Structural and optical impacts of AlGaN undershells on coaxial GaInN/GaN multiple-quantum-shells nanowires

The superior crystalline quality of coaxial GaInN/GaN multiple-quantum shell (MQS) nanowires (NWs) was demonstrated by employing an AlGaN undershell during metal-organic chemical vapor deposition. Scanning transmission electron microscopy (STEM) results reveal that the NW structure consists of distinct GaInN/GaN regions on different positions of the NWs and the cores were dislocation-free. High-resolution atomic contrast STEM images verified the importance of AlGaN undershells in trapping the point defects diffused from n-core to MQSs (m-planes), as well as the improvement of the grown crystal quality on the apex region (c-planes).
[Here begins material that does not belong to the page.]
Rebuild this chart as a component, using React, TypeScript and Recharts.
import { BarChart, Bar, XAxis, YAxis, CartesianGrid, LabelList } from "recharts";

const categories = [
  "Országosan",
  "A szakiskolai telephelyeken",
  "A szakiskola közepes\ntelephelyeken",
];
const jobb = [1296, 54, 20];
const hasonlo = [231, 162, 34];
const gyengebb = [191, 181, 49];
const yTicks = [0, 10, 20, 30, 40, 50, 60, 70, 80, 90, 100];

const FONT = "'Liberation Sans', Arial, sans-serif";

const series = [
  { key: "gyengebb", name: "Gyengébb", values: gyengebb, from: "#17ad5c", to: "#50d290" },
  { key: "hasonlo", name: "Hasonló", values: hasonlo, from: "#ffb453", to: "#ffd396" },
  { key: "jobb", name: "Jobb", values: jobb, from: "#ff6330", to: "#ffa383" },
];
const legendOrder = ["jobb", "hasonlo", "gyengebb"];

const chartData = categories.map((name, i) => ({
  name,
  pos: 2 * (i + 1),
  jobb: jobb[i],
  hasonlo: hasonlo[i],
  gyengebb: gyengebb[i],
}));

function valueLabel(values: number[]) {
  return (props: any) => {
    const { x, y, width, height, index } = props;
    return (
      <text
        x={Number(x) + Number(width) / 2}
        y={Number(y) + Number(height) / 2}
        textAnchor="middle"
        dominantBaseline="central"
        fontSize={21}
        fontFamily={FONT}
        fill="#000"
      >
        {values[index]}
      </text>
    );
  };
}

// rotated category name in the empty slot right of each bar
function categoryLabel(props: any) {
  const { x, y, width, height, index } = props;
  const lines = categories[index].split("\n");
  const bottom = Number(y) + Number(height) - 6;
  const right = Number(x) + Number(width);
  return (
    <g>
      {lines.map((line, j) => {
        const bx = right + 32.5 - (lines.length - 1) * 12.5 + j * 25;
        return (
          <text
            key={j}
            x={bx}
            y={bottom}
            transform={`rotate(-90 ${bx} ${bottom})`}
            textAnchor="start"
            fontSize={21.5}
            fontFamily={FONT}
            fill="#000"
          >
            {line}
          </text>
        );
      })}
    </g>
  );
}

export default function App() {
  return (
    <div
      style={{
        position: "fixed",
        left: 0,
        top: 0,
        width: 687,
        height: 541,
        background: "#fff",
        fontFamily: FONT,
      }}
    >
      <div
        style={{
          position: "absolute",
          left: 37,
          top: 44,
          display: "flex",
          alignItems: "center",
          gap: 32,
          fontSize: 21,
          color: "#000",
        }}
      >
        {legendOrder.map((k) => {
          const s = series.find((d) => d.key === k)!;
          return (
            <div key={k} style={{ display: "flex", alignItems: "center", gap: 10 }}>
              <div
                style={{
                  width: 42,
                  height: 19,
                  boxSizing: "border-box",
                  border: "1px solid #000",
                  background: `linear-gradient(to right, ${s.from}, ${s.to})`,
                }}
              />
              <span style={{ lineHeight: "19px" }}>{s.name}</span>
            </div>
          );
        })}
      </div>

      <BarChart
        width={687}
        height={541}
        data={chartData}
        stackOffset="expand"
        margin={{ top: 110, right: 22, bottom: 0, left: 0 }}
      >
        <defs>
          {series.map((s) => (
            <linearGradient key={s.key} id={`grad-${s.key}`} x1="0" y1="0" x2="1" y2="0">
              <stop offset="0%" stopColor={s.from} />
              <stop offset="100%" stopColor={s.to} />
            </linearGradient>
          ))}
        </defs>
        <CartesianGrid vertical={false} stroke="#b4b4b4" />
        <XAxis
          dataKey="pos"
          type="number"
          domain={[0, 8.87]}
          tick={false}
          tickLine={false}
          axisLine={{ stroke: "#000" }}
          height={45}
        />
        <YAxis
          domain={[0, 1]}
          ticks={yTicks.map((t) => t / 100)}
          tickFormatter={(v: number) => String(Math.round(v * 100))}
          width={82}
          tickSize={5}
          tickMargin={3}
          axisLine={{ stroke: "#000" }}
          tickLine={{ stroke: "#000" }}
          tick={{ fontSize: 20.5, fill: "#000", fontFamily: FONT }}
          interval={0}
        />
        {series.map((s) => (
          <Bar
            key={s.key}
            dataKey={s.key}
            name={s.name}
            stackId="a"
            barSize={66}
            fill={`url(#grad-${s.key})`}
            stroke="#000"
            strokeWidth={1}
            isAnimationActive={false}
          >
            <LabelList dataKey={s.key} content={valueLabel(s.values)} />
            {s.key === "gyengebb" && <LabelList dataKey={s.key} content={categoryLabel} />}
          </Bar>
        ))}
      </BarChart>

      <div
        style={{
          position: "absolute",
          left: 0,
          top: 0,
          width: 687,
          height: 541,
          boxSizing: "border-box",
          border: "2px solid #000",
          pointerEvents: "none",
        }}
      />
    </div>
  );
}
Time-integrated and time-resolved photoluminescence (PL) measurements were performed to clarify the mechanism of the emission within the coaxial GaInN/GaN MQS NWs. The improved internal quantum efficiency in the NW sample was attributed to the unique AlGaN undershell, which was able to suppress the point defects diffusion and reduce the dislocation densities on c-planes. Carrier lifetimes of 2.19 ns and 8.44 ns were derived from time-resolved PL decay curves for NW samples without and with the AlGaN undershell, respectively. Hence, the use of an AlGaN undershell exhibits promising improvement of optical properties for NW-based white and micro light-emitting diodes.